→ **DIRECTION**: Pull every line that holds the word "chart" from the entries.

→ **MATERIAL TO PROCESS**:
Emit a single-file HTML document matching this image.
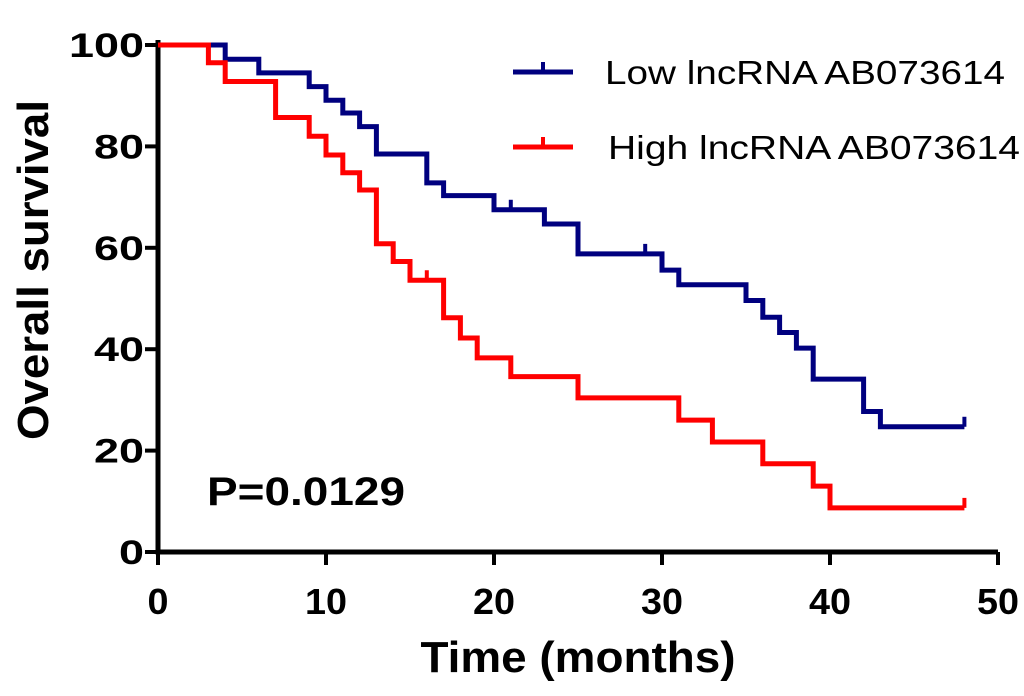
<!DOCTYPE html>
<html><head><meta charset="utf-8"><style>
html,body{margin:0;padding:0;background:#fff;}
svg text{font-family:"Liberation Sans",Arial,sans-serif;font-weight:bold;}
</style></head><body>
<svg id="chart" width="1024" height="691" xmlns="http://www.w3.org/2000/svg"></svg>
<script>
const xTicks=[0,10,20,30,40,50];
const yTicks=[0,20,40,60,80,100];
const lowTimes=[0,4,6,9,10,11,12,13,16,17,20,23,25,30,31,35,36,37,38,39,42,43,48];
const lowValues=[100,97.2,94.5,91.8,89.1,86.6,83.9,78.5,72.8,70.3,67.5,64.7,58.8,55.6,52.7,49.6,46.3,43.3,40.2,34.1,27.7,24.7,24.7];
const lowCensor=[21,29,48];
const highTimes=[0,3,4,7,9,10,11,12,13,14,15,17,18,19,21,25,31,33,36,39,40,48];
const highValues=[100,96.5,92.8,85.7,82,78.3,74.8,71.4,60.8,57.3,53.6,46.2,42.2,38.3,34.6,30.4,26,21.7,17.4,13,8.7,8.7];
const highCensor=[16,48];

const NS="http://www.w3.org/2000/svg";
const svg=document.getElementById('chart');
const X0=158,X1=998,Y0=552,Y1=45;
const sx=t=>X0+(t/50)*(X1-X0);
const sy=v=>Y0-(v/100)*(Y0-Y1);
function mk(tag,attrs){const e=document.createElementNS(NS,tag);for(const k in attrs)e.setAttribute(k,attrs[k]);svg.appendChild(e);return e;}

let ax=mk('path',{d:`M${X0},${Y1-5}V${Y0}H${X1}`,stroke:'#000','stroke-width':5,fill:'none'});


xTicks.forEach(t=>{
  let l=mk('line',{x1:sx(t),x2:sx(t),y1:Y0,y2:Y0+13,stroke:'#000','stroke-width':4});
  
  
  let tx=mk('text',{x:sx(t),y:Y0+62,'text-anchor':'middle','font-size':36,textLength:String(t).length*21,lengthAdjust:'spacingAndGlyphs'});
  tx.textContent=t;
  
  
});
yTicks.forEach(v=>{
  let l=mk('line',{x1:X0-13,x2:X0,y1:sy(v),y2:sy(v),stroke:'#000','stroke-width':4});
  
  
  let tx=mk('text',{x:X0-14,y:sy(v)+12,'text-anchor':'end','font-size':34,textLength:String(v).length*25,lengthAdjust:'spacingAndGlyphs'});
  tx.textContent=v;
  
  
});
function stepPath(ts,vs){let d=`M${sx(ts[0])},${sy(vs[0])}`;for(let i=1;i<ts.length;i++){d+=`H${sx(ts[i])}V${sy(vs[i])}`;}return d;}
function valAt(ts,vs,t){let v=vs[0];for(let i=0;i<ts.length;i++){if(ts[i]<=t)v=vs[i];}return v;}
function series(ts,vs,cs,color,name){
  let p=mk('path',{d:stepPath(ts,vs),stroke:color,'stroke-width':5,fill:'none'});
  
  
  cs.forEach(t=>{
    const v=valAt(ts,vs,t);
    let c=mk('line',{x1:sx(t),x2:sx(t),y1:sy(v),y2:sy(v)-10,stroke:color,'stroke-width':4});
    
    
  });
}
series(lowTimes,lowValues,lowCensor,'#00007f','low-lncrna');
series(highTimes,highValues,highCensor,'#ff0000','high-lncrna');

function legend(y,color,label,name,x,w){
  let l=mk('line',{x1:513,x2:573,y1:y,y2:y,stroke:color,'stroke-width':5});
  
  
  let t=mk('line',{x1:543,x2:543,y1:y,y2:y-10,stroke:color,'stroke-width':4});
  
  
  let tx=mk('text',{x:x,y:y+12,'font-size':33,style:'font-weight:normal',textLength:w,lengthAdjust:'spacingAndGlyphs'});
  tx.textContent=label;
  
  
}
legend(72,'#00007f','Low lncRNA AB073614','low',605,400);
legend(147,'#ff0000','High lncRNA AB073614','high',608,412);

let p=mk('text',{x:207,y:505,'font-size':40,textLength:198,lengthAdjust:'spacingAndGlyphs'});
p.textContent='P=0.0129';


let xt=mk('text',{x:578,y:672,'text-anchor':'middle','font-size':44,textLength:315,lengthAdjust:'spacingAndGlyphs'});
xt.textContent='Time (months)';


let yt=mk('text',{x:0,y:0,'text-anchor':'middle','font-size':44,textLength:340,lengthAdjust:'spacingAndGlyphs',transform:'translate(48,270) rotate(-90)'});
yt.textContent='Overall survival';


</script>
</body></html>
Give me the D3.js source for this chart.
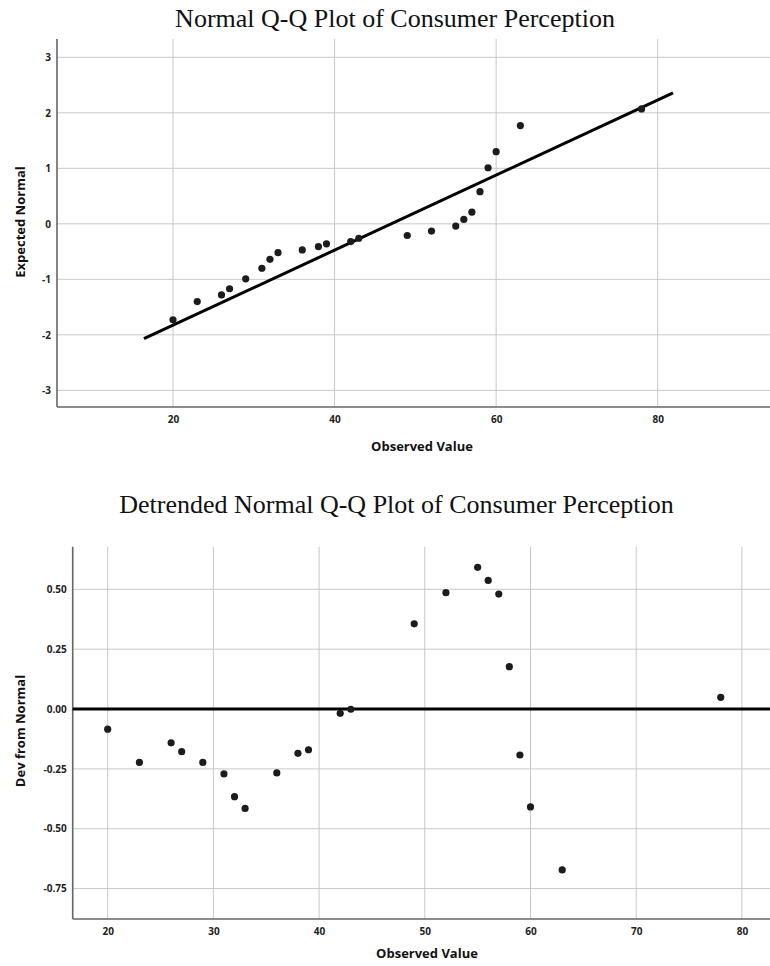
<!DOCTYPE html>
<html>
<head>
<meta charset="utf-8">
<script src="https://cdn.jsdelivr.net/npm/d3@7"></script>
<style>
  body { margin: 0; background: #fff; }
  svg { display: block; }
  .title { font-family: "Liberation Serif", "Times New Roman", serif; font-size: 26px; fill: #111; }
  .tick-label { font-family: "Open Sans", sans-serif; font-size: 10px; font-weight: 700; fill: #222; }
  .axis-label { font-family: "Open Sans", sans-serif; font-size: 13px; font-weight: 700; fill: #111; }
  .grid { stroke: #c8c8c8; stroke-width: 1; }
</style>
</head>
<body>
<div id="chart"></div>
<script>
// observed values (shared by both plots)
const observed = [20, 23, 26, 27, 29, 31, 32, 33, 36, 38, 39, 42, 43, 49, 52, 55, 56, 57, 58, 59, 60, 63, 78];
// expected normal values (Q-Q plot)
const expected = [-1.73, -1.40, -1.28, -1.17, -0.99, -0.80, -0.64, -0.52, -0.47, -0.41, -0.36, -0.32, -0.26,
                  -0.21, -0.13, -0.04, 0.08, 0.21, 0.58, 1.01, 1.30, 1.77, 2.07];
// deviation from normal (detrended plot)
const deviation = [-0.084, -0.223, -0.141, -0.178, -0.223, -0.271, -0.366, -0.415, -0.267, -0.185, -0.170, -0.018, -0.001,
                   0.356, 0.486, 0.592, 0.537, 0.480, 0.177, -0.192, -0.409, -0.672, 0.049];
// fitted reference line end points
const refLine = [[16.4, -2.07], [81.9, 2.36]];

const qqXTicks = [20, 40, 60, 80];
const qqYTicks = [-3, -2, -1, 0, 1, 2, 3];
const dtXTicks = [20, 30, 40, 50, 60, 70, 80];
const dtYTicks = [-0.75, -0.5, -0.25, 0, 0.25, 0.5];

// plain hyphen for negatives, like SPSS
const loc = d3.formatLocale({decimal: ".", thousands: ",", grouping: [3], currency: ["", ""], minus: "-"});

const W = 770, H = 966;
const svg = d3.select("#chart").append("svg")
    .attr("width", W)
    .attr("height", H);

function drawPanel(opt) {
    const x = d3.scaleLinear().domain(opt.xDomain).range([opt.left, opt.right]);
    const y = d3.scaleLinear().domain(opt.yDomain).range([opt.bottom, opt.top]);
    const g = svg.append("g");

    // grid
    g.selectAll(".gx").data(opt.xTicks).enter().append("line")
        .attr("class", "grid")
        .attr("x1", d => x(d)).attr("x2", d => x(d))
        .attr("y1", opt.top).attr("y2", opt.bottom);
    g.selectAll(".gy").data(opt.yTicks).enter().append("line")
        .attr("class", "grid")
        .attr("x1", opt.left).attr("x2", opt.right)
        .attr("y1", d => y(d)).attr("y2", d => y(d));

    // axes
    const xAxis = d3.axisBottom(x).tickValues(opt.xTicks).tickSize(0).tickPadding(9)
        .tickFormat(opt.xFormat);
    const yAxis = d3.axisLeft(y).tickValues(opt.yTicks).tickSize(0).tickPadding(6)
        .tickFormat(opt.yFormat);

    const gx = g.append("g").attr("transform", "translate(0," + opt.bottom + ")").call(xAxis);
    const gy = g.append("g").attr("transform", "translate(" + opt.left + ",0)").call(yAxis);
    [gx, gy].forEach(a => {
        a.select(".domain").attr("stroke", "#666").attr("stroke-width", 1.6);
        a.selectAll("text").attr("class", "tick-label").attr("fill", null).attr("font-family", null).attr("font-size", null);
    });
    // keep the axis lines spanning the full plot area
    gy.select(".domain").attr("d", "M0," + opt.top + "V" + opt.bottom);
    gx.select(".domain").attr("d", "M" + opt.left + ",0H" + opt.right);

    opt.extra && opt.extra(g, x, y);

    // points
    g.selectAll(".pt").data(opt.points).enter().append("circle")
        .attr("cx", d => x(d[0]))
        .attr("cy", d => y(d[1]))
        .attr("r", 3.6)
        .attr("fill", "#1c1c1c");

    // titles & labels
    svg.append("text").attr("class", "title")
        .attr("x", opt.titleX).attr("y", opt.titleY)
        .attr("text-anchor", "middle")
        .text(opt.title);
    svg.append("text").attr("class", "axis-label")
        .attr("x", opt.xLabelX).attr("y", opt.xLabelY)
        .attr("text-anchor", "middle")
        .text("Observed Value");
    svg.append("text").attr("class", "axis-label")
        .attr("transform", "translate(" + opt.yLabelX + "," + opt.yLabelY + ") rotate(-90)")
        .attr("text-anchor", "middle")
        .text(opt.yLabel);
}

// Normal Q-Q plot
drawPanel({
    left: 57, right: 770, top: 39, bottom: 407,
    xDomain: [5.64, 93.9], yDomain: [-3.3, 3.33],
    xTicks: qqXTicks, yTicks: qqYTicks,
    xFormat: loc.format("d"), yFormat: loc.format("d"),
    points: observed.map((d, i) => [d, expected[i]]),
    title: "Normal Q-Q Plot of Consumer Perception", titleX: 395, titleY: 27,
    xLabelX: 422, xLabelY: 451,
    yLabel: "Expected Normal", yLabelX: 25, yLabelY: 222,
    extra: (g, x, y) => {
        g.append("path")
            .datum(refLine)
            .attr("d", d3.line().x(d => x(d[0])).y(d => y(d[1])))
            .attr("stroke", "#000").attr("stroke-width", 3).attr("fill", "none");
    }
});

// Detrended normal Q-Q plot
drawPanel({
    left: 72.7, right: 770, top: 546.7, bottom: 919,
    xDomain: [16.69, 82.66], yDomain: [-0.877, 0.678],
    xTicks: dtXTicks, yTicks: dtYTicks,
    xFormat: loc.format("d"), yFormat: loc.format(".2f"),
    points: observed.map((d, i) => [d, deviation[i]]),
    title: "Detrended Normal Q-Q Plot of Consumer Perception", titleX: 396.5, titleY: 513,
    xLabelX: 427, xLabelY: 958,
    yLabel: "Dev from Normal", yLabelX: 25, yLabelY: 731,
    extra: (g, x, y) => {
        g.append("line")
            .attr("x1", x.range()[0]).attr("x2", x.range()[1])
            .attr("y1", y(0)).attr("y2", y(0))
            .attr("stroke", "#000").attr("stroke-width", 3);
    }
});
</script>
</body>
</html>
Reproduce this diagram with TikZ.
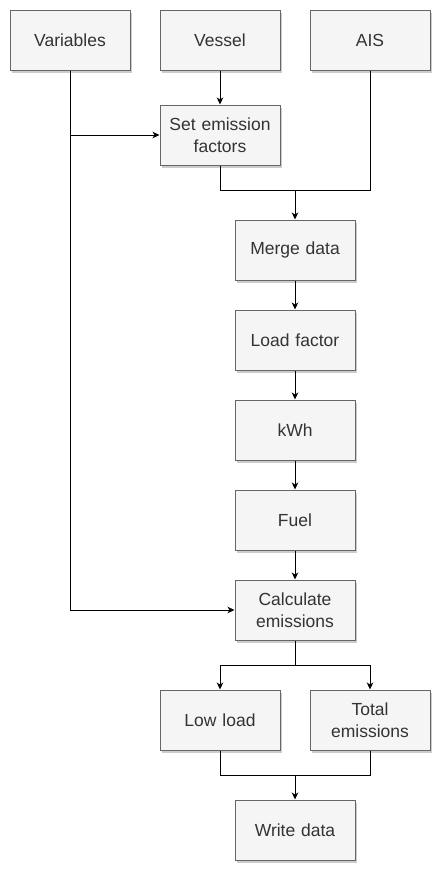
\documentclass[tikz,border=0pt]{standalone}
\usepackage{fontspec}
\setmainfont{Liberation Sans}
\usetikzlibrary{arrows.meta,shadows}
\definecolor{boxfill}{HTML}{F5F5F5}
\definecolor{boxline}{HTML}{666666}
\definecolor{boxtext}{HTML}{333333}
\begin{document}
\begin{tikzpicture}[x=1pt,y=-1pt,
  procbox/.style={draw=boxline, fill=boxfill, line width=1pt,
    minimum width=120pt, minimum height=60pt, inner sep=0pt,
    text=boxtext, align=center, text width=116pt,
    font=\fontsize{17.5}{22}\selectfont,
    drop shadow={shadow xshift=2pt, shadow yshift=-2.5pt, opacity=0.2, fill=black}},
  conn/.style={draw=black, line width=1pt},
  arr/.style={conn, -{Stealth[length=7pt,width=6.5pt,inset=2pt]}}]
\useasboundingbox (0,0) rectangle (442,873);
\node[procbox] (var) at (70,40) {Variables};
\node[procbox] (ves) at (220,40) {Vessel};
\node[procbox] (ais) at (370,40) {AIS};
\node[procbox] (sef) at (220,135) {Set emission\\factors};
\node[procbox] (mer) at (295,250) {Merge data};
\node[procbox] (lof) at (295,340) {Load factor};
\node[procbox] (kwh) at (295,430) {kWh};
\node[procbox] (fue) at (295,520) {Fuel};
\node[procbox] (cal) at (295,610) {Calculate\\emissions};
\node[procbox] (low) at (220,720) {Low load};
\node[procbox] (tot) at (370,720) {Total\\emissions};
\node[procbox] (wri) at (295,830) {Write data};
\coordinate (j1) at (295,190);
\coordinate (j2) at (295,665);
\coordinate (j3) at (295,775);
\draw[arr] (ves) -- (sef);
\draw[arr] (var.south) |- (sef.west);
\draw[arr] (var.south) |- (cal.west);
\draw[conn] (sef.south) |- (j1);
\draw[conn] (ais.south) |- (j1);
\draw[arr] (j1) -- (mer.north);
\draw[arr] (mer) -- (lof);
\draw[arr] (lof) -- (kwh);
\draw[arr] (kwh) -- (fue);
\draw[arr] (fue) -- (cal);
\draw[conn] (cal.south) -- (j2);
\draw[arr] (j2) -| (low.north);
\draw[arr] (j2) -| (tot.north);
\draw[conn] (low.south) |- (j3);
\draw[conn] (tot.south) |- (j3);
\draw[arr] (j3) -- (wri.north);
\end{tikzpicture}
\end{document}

→ **REPLY**:
<svg id="chart" width="1024" height="691" xmlns="http://www.w3.org/2000/svg"></svg>
const svg=document.getElementById('chart');
Give me the D3.js source for this chart.
<div id="chart"></div>
const svg = d3.select("#chart").append("svg")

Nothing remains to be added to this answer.